しかし、何故殺されるのか、と思ったのだろう、サガさんがどうして?と呟く。
その言葉に、当たり前の疑問だなと、笑った。
前世の記憶があるだけでは、最悪病院送りにはなるだろうが、命まで奪われることはない。
ただし、それは、この世界での記憶であったらの話であって。
彼らの過去を知っているなんて言ったら、きっと、気持ち悪がられるだろう。
機密を知っているだろうから、命も危ないだろう。
私はそう考えている。
なのに、言おうと思ったのはきっと、殺されることも諦めていたのかもしれないし、彼が、“わたし”の好きなキャラであったこともあると思う。
切ない生き方の彼に、心から笑って欲しかったと思うからかもしれない。
だから私は、言い切ったのだ。

「私、聖戦についても、サガさんが言う、貴方の罪についても、全部、知ってるんですよ」

どういうことだ、と空気がざわついた。
サガさんが信じられないというような目をして、私を見る。
仕方、ない…よね。

「前世の“わたし”は、今よりもっと平凡な女でした。

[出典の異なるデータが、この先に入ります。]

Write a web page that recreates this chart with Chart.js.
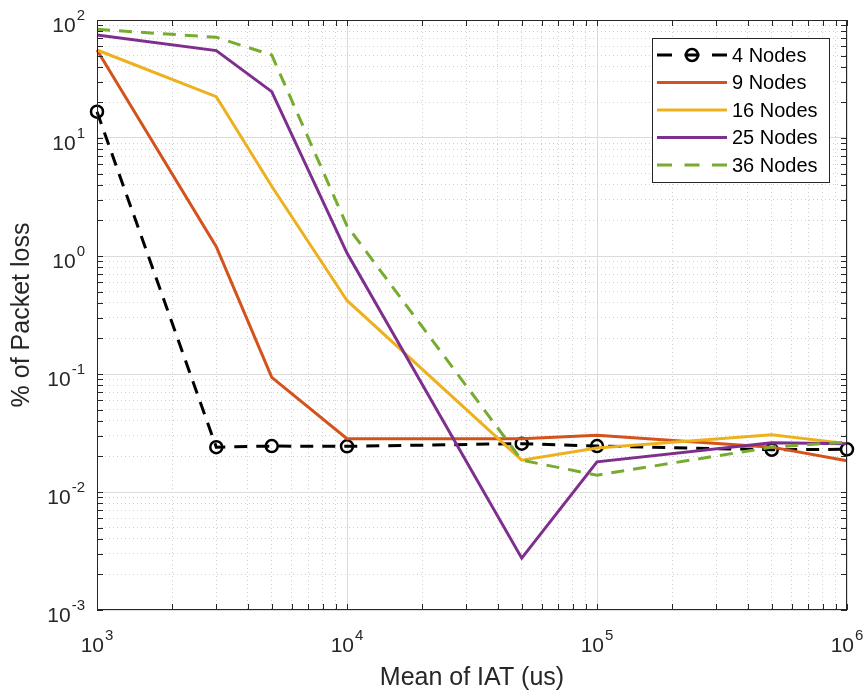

しかし、その世界には、聖闘士星矢という本がありました」
「星、矢…?」
「ええ、そこには、貴方が犯した罪も、その後起こった聖戦についても、描かれていました」
「どういう、ことだ?」
「パラレルワールドではないかと考えていますが、冥界との聖戦まで描かれていた本を、私はよく読んでいたんです」

思わず、自嘲する。
なんで、こんな記憶が残っているのか。
気持ち悪くて仕方ない。
周りを見ると気の抜けたような表情が並んでいる。
はは、と空笑いしてから、サガさんを立ち直らせようとした自分が落ち込んだことに気がついた。
もういい、此処まで言ってしまったんだ、全部言ってすっきりさせてもらおう。